Ya no se enseña a argumentar y el debate público está dominado por lenguaje soez, ataques verbales, insultos, etc. El deseo de obtener la razón de una manera poco honesta nos vuelve a algunos ciudadanos cansados y desconfiados. Existe en mí un sentimiento de que no le va muy bien a la civilización de la argumentación. El arte de persuadir mediante el razonamiento parece pasado de moda y la capacidad de debatir con educación y racionalidad escasea. Así, recurrimos a los insultos, normalmente pronunciados subiendo el volumen de la voz, incluso gesticulando y repitiendo expresiones inconexas. Para muchos, es importante prevalecer, reducir a los demás al silencio, incluso mediante la intimidación verbal o no verbal. Ni siquiera el lenguaje de los políticos escapa a ello.
El insulto en su forma política esencial es una agresión –éste es también el significado de “insultar”: “saltar”– que consiste en disminuir el honor, el prestigio, la gloria… del oponente, golpearlo en el corazón, en su propia imagen, para comunicar desprecio. El insulto típico es el que reduce al enemigo a menos que un ser humano, cuestionando su cualidad, o mejor aún, comparándolo con la basura, el desecho, el desperdicio, el residuo –por citar solamente algunos de los sinónimos de uno de los significados de la “escoria”–, es decir, poco más que la nada.
Se podría pensar que la democracia y el debate parlamentario eliminarían la necesidad de personalizar la política, transformándola en un campo de funciones de poder donde se debatieran ideas o intereses o proyectos, fuerzas históricas, horizontes ideológicos, etc. Todo eso se podría pensar en un mundo adulto, educado, mayor de edad, en el que hay lugar también para la relación de adversarios o contrincantes pero que no incluye la descalificación o el desprecio hacia el adversario. En la política no debería haber lugar para el infantilismo y las malas palabras. Nada menos cierto. Cuanto más nos adentramos en la modernidad, más acalorada se vuelve la controversia política y el insulto descalificador.
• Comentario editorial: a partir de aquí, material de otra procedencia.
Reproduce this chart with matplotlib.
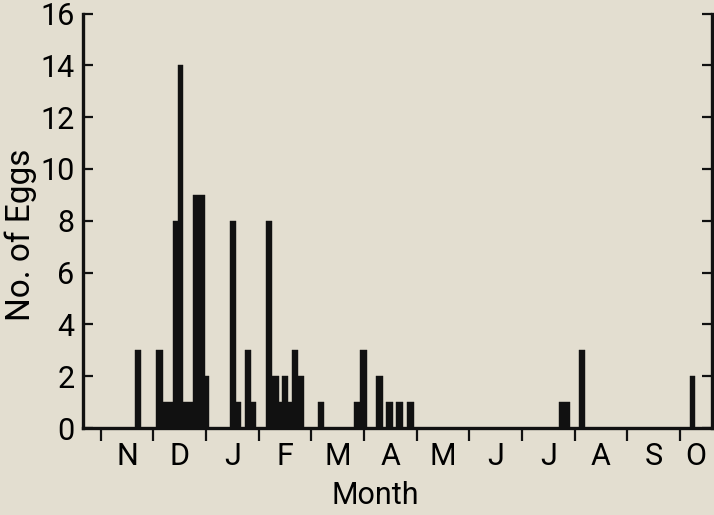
import numpy as np
import matplotlib
matplotlib.use("Agg")
import matplotlib.pyplot as plt
from matplotlib.ticker import FixedLocator, NullFormatter

# month initials, season runs November -> October
months = ["N", "D", "J", "F", "M", "A", "M", "J", "J", "A", "S", "O"]

# sampling intervals, in months since 1 November (start, end) and eggs found
bar_start = [0.65, 1.05, 1.18, 1.37, 1.46, 1.57, 1.76, 1.98,
             2.46, 2.57, 2.74, 2.86,
             3.14, 3.26, 3.38, 3.45, 3.55, 3.63, 3.75,
             4.13, 4.81, 4.92, 5.23, 5.42, 5.61, 5.82,
             8.71, 9.09, 11.19]
bar_end = [0.76, 1.18, 1.37, 1.46, 1.57, 1.76, 1.98, 2.05,
           2.57, 2.66, 2.86, 2.95,
           3.26, 3.38, 3.45, 3.55, 3.63, 3.75, 3.86,
           4.24, 4.92, 5.06, 5.36, 5.55, 5.74, 5.95,
           8.91, 9.20, 11.29]
eggs = [3, 3, 1, 8, 14, 1, 9, 2,
        8, 1, 3, 1,
        8, 2, 1, 2, 1, 3, 2,
        1, 1, 3, 2, 1, 1, 1,
        1, 3, 2]

bg = "#e3ded0"
ink = "#111111"

plt.rcParams["font.family"] = ["Roboto", "DejaVu Sans"]
plt.rcParams["font.size"] = 22

fig = plt.figure(figsize=(7.14, 5.15), dpi=100, facecolor=bg)
ax = fig.add_axes([83 / 714, 1 - 428 / 515, (712 - 83) / 714, (428 - 13.5) / 515])
ax.set_facecolor(bg)

x0 = np.array(bar_start)
w = np.array(bar_end) - x0
ax.bar(x0, eggs, width=w, align="edge", color=ink, edgecolor=ink, linewidth=0.3)

xmin, xmax = -0.336, 11.61
ax.set_xlim(xmin, xmax)
ax.set_ylim(0, 16)

for s in ["left", "right", "bottom"]:
    ax.spines[s].set_linewidth(2.4)
    ax.spines[s].set_color(ink)
ax.spines["top"].set_visible(False)

ax.set_yticks(np.arange(0, 17, 2))
ax.tick_params(axis="y", direction="in", length=7, width=1.6, color=ink,
               left=True, right=True, labelleft=True, labelright=False, pad=6)

# month boundaries as ticks, initials centred in the visible part of each month
edges = np.arange(0, 12)
centers = [(k + min(k + 1, xmax)) / 2 for k in edges]
ax.xaxis.set_major_locator(FixedLocator(edges))
ax.xaxis.set_major_formatter(NullFormatter())
ax.xaxis.set_minor_locator(FixedLocator(centers))
ax.set_xticklabels(months, minor=True)
ax.tick_params(axis="x", which="major", direction="out", length=9.5, width=1.6, color=ink)
ax.tick_params(axis="x", which="minor", length=0, pad=10)

ax.set_xlabel("Month", va="center", fontsize=22)
ax.set_ylabel("No. of Eggs", va="center", fontsize=24)
ax.xaxis.set_label_coords((375 - 83) / 629, -(496 - 428) / 414.5)
ax.yaxis.set_label_coords(-(83 - 21) / 629, (428 - 235) / 414.5)

fig.savefig("out.png", dpi=100, facecolor=bg)
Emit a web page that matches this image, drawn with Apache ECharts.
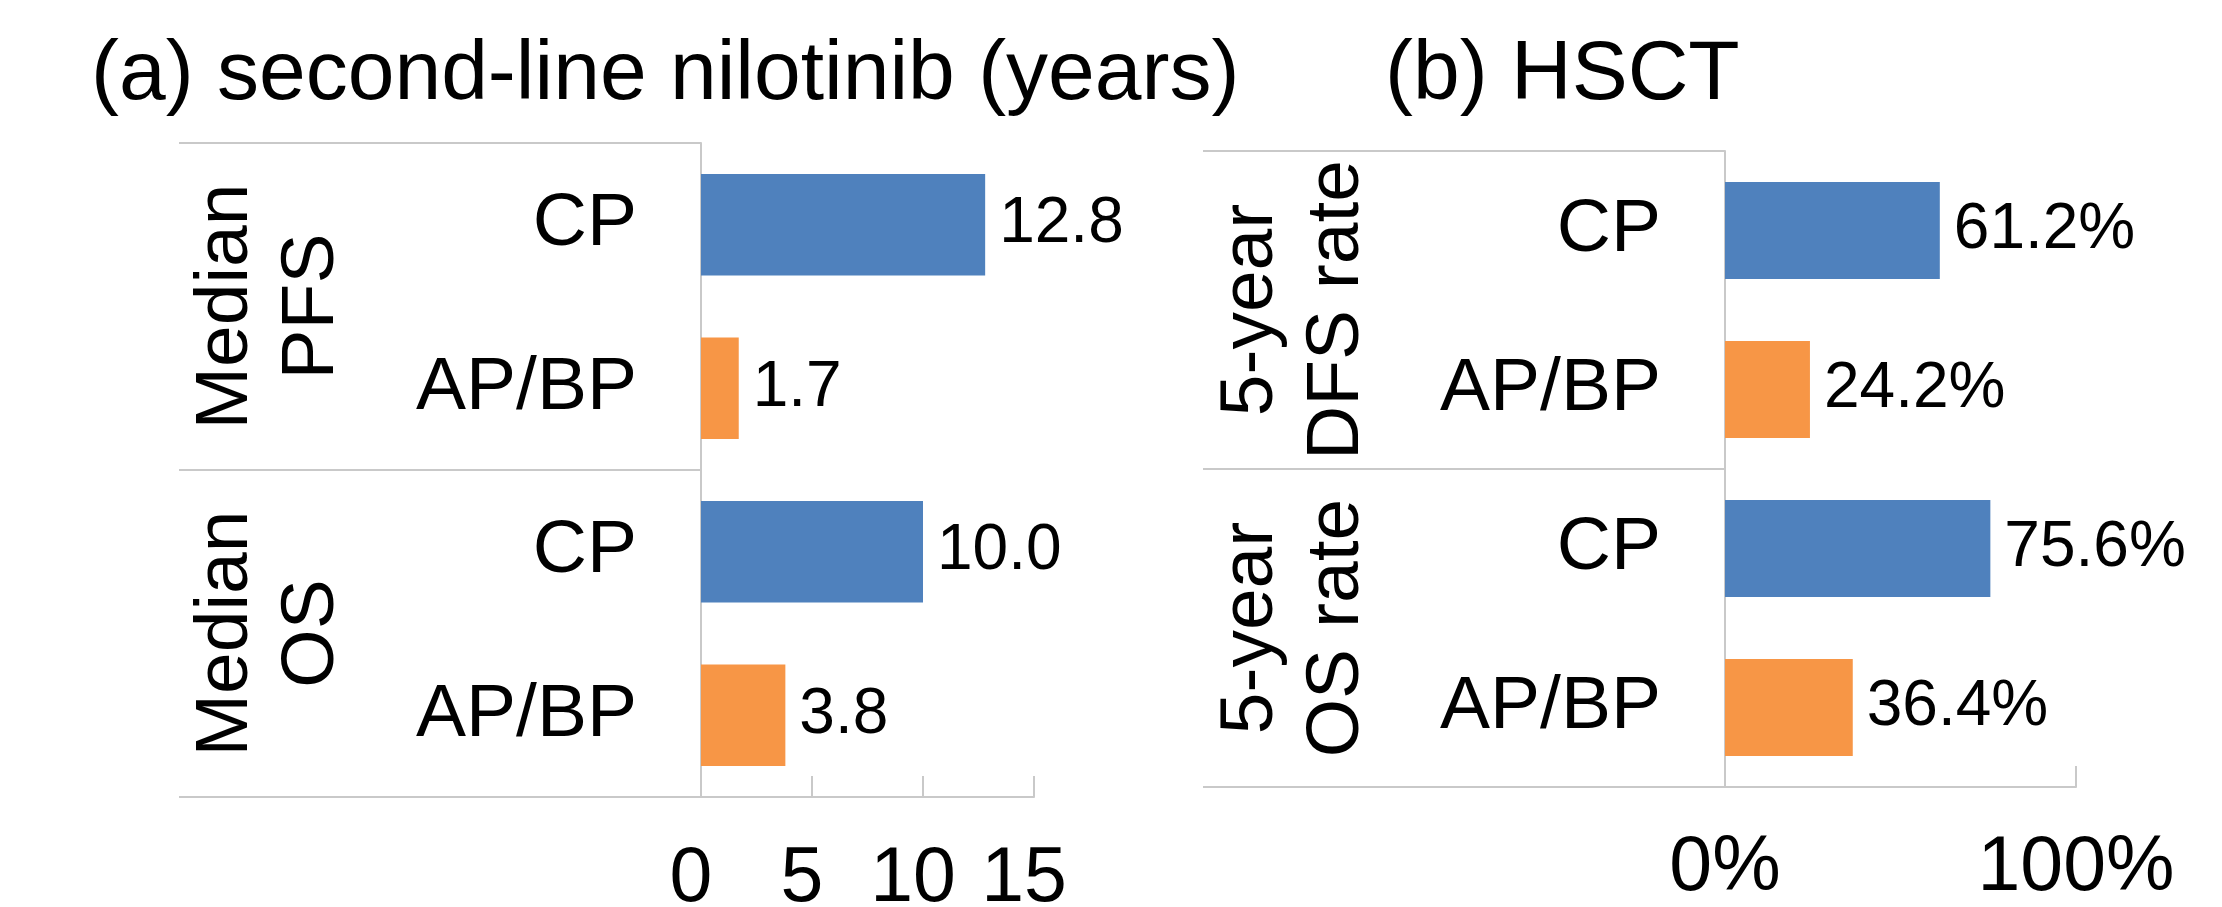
<!DOCTYPE html>
<html>
<head>
<meta charset="utf-8">
<script src="https://cdn.jsdelivr.net/npm/echarts@6/dist/echarts.min.js"></script>
<style>
html,body{margin:0;padding:0;background:#fff;}
#chart{width:2222px;height:907px;}
</style>
</head>
<body>
<div id="chart"></div>
<script>
// ---- data ----
const categories = ['CP', 'AP/BP', 'CP', 'AP/BP'];
const groupsA = ['Median\nPFS', 'Median\nOS'];
const groupsB = ['5-year\nDFS rate', '5-year\nOS rate'];
const valuesA = [12.8, 1.7, 10.0, 3.8];      // years
const valuesB = [61.2, 24.2, 75.6, 36.4];    // percent
const titleA = '(a) second-line nilotinib (years)';
const titleB = '(b) HSCT';
const colorCP = '#4F81BD';
const colorAB = '#F79646';

const FONT = '"Liberation Sans", Arial, sans-serif';
const LINE = '#C9C9C9';

const chart = echarts.init(document.getElementById('chart'));

function catAxis(gridIndex) {
  return {
    type: 'category', gridIndex: gridIndex, position: 'left', inverse: true,
    data: categories,
    axisLine: {show: true, lineStyle: {color: LINE, width: 2}},
    axisTick: {show: false},
    axisLabel: {interval: 0, margin: 64, fontSize: 75, color: '#000', fontFamily: FONT}
  };
}
function groupAxis(gridIndex, groups, margin) {
  return {
    type: 'category', gridIndex: gridIndex, position: 'left', inverse: true,
    data: groups,
    axisLine: {show: false},
    axisTick: {show: true, interval: 0, inside: false, length: 522, lineStyle: {color: LINE, width: 2}},
    axisLabel: {interval: 0, rotate: 90, margin: margin, fontSize: 75, lineHeight: 86,
                color: '#000', fontFamily: FONT}
  };
}
function barColor(p) { return p.name === 'CP' ? colorCP : colorAB; }

const option = {
  backgroundColor: '#fff',
  animation: false,
  title: [
    {text: titleA, left: 91, top: 34, padding: 0,
     textStyle: {fontSize: 84, fontWeight: 'normal', color: '#000', fontFamily: FONT}},
    {text: titleB, left: 1385, top: 34, padding: 0,
     textStyle: {fontSize: 84, fontWeight: 'normal', color: '#000', fontFamily: FONT}}
  ],
  grid: [
    {left: 701, right: 1188, top: 143, bottom: 110, containLabel: false, outerBoundsMode: 'none'},
    {left: 1725, right: 146, top: 151, bottom: 120, containLabel: false, outerBoundsMode: 'none'}
  ],
  xAxis: [
    {type: 'value', gridIndex: 0, min: 0, max: 15, interval: 5, position: 'bottom',
     axisLine: {show: true, lineStyle: {color: LINE, width: 2}},
     axisTick: {show: true, inside: true, length: 21, lineStyle: {color: LINE, width: 2}},
     splitLine: {show: false},
     axisLabel: {margin: 44, fontSize: 77, color: '#000', fontFamily: FONT, padding: [0, 20, 0, 0]}},
    {type: 'value', gridIndex: 1, min: 0, max: 100, interval: 100, position: 'bottom',
     axisLine: {show: true, lineStyle: {color: LINE, width: 2}},
     axisTick: {show: true, inside: true, length: 21, lineStyle: {color: LINE, width: 2}},
     splitLine: {show: false},
     axisLabel: {margin: 43, fontSize: 77, color: '#000', fontFamily: FONT, formatter: '{value}%'}}
  ],
  yAxis: [
    catAxis(0),
    groupAxis(0, groupsA, 346),
    catAxis(1),
    groupAxis(1, groupsB, 345)
  ],
  series: [
    {type: 'bar', xAxisIndex: 0, yAxisIndex: 0, data: valuesA, barCategoryGap: '38%',
     itemStyle: {color: barColor},
     label: {show: true, position: 'right', distance: 14, fontSize: 64, color: '#000', fontFamily: FONT,
             formatter: p => p.value.toFixed(1)}},
    {type: 'bar', xAxisIndex: 1, yAxisIndex: 2, data: valuesB, barCategoryGap: '39%',
     itemStyle: {color: barColor},
     label: {show: true, position: 'right', distance: 14, fontSize: 64, color: '#000', fontFamily: FONT,
             formatter: p => p.value.toFixed(1) + '%'}}
  ]
};
chart.setOption(option);
</script>
</body>
</html>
El insulto es una forma de violencia política que dice poco de quienes son insultados y mucho de quienes insultan. En una democracia como la nuestra, o en un debate parlamentario entre nosotros –que no estamos en un estado de guerra, de conflicto abierto, de revolución– no debiera haber lugar para el insulto, para la violencia verbal, del mismo modo que no hay lugar para la violencia física.
La discusión de ideas y opiniones, por muy apasionadamente que se defiendan, no puede ser reemplazada por un ataque a las personas. Si esto sucede, nos encontramos ante un tipo de insulto que puede preocupar: el insulto irresponsable –que ignora el riesgo de que la violencia verbal pueda desencadenar otras tormentas de crispación o encender fuegos–.
Abstenerse de ello sería un gesto de sobriedad, tolerancia, civismo, buenas maneras. Aunque la política no es siempre una “cena de gala”, una “conversación civil”, no es del todo seguro que la vulgaridad y la violencia verbal la hagan interesante, tampoco admirable, mucho menos intensa y profunda. La grandeza del debate, por ejemplo y en este caso, parlamentario no resuena en los insultos. En todo caso el insulto es la degradación de una política pequeña, de unos tiempos pequeños…, de un debate pequeño, de una democracia pequeña.
Y, aprovechando la ocasión, sí constato en el debate de los políticos un vocabulario cada vez más restringido, discursos hechos con palabras demasiado sencillas, con muchas frases hechas, lemas de moda, malas palabras, fórmulas manidas no para un salón del debate parlamentario… sino para el comedor de la televisión… Un idioma tosco, banal, elemental, casi infantil, que multiplica las palabras vacías y que también comete errores. La crisis de la política también reside en la crisis de su lenguaje tantas veces agresivo, elemental, simplista, hecho de chistes manidos y palabras efímeras que se centran en las emociones, los instintos, los impulsos. Así se desacredita y paraliza… incluso el arte de la buena política.